First Approach with AWS EventBridge

  1. EventBridge triggers the data synchronization process by invoking the retrieve_entities_from_source function via the silvaengine_agenttask AWS Lambda function.
  2. Silvaengine_agenttask calls silvaengine_microcore_src, a module structured around the core abstract module datawald_agency that is specifically configured to interact with the designated source system. Within this structure, src_connector manages direct communication with the source system, while datawald_srcagency operates as the business logic layer, orchestrating data retrieval processes.
  3. Silvaengine_microcore_src then initiates data synchronization by calling the insert_update_entities_to_target function through the datawald_interface_engine, which facilitates the transition of data into the target system.
  4. Datawald_interface_engine holds the synchronized data in a staging area, coordinating the entire synchronization task. It then uses AWS SQS to send a message to silvaengine_task_queue, which triggers the insert_update_entities_to_target function. Following this queue process, it dispatches the sync_task function to update the status of the synchronization task.
  5. Upon receiving the queued message, silvaengine_agenttask activates silvaengine_microcore_tgt, which processes and prepares the data for integration into the target system. Once the data is processed, silvaengine_microcore_tgt updates the synchronization task status within datawald_interface_engine by calling sync_task.
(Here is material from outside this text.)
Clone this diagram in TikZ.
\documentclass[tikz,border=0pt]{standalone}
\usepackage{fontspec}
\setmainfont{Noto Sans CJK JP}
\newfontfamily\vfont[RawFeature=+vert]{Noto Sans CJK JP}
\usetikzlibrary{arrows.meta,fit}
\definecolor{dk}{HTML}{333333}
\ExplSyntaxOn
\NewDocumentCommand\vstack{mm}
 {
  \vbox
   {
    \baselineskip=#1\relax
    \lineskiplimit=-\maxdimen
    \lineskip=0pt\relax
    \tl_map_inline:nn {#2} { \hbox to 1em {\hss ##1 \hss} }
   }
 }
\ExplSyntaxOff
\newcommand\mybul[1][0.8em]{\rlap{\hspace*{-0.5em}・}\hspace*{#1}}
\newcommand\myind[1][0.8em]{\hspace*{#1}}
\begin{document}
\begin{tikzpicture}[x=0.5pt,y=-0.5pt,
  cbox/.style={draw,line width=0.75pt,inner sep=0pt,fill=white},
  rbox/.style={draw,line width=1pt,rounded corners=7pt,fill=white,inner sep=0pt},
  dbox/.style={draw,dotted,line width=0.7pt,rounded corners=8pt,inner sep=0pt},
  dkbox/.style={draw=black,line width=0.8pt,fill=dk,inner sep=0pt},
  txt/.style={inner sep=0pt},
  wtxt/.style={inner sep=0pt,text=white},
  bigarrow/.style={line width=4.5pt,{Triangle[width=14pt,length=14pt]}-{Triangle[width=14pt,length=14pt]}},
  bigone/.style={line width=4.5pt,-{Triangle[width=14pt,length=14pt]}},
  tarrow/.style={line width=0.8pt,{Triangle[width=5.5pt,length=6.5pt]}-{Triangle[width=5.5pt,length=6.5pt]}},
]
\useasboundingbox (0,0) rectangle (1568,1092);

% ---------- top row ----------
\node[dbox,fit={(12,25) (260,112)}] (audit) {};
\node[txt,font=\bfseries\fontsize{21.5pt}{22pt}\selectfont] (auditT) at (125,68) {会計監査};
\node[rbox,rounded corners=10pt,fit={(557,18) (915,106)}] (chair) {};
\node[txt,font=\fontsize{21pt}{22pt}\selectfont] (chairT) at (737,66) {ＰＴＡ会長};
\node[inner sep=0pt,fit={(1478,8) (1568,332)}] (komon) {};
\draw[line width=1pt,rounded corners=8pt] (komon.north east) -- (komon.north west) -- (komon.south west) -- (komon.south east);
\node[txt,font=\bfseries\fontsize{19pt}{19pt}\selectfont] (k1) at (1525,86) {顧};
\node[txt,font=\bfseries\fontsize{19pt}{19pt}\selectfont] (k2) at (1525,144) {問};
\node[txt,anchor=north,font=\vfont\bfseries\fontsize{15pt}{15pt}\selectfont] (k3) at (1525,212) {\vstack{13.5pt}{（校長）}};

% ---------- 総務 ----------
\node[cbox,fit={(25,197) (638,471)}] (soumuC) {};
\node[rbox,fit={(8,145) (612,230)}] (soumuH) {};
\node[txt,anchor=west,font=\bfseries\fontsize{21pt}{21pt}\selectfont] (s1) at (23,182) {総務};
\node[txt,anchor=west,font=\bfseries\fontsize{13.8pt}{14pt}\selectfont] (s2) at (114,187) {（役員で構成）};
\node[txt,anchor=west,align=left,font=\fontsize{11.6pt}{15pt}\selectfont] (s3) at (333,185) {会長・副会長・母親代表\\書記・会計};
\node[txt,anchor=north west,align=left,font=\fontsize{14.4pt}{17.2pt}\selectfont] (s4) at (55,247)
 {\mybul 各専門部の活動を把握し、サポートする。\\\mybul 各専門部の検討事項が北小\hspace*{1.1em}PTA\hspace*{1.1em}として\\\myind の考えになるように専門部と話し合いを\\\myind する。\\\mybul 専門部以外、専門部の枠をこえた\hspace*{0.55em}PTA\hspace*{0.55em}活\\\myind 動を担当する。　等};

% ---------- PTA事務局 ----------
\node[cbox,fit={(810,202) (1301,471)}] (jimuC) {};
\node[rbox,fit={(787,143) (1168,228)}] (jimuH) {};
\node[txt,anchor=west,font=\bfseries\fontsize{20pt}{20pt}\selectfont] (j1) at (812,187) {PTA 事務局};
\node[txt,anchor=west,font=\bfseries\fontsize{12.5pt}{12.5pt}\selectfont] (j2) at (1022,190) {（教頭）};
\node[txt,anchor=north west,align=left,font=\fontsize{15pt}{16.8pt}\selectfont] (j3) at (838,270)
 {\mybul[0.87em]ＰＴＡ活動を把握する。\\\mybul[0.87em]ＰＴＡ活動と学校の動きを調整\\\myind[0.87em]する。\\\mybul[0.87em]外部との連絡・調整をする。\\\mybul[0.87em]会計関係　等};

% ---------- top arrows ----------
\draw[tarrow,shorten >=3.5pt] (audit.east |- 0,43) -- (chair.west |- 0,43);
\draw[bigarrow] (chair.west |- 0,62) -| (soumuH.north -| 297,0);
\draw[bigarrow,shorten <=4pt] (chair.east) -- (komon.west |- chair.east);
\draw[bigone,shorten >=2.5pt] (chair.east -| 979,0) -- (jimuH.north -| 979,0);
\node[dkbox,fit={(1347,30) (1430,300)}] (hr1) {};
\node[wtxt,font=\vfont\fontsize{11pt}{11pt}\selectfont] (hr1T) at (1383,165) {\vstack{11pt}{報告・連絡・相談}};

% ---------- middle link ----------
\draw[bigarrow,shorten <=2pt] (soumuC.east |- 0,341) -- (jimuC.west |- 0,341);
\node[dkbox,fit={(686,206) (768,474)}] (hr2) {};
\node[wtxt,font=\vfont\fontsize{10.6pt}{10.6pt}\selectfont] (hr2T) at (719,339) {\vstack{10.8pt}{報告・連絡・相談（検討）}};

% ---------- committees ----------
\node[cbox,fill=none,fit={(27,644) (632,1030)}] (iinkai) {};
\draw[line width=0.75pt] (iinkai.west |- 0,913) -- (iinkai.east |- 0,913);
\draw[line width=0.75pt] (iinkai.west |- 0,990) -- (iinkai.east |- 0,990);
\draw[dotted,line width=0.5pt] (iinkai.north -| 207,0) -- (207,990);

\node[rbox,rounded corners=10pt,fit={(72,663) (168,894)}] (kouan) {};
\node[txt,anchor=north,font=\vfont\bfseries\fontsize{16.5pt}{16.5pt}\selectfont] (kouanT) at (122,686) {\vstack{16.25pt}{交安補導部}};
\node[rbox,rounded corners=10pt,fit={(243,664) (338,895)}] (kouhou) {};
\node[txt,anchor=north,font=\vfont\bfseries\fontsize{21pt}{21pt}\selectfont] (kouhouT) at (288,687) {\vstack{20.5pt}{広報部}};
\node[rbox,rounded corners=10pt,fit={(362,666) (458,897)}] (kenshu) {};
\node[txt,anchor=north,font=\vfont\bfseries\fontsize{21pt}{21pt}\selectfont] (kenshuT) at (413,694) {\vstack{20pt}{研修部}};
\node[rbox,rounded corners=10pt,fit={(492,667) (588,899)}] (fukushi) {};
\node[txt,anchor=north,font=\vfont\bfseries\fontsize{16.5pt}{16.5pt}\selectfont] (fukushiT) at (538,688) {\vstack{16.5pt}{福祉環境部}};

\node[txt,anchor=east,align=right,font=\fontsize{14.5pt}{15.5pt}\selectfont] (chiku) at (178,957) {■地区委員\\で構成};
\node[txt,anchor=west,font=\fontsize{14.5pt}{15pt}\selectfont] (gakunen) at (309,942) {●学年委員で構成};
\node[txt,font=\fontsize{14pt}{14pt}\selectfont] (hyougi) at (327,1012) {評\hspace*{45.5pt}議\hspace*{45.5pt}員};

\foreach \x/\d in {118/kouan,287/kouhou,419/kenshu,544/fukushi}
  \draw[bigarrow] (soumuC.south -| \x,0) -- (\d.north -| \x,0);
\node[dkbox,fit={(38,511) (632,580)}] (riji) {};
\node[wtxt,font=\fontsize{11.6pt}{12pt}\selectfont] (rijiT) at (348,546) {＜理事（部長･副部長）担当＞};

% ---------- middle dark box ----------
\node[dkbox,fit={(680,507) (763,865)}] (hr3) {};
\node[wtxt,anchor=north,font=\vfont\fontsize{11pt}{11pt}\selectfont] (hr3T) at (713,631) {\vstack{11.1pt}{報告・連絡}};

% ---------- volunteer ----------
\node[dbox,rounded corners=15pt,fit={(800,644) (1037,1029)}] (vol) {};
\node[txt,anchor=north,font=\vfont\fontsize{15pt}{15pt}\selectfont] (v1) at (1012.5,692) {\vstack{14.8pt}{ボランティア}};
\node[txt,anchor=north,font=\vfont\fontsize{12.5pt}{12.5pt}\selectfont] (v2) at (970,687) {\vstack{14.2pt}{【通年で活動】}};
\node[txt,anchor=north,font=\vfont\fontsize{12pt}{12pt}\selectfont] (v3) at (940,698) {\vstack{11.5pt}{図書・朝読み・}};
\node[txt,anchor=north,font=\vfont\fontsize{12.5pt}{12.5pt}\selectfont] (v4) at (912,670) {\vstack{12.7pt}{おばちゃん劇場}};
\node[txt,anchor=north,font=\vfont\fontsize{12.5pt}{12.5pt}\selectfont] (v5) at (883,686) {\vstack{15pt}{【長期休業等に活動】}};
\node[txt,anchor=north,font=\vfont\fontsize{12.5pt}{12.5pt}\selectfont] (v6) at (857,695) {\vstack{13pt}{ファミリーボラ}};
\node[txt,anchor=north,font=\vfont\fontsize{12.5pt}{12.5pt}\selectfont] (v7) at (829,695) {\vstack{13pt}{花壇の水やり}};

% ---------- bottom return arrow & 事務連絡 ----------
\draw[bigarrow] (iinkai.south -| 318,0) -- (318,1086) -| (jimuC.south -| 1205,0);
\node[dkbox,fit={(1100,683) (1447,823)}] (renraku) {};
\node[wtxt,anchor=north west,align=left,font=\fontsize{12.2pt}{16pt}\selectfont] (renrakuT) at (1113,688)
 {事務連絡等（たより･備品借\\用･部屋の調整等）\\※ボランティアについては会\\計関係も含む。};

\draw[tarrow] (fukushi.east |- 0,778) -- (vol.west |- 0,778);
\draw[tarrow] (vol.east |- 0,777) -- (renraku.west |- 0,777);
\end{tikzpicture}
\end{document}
This structured, layered workflow enables efficient and cohesive data integration and synchronization across source and target systems, maintaining data consistency and task tracking throughout the process.

Second Approach with AWS SQS

Second Approach with AWS SQS

  1. The source system initiates data synchronization by invoking the datawald_interface_engine with the data payload. This data is then sent to the AWS SQS datawald_input_queue, which automatically triggers the silvaengine_agenttask Lambda function.
  2. Silvaengine_agenttask subsequently calls silvaengine_microcore_sqs, a module structured around the abstract base datawald_agency to interact with the specified source system. Within this framework, datawald_sqsagency operates as the business logic layer, managing data processing and preparation based on the queue input.
  3. Silvaengine_microcore_sqs then synchronizes the data by invoking the insert_update_entities_to_target function through the datawald_interface_engine, setting up data for integration with the target system.
  4. Datawald_interface_engine stores the synchronized data in a staging area and orchestrates the synchronization task. It then dispatches the insert_update_entities_to_target function via AWS SQS silvaengine_task_queue. Once this queue process completes, it triggers the sync_task function to update the task’s synchronization status.
  5. Upon receiving the final queued message, silvaengine_agenttask initiates silvaengine_microcore_tgt, which processes and prepares the data for integration into the target system. After processing, silvaengine_microcore_tgt updates the synchronization task status by calling the sync_task function within datawald_interface_engine.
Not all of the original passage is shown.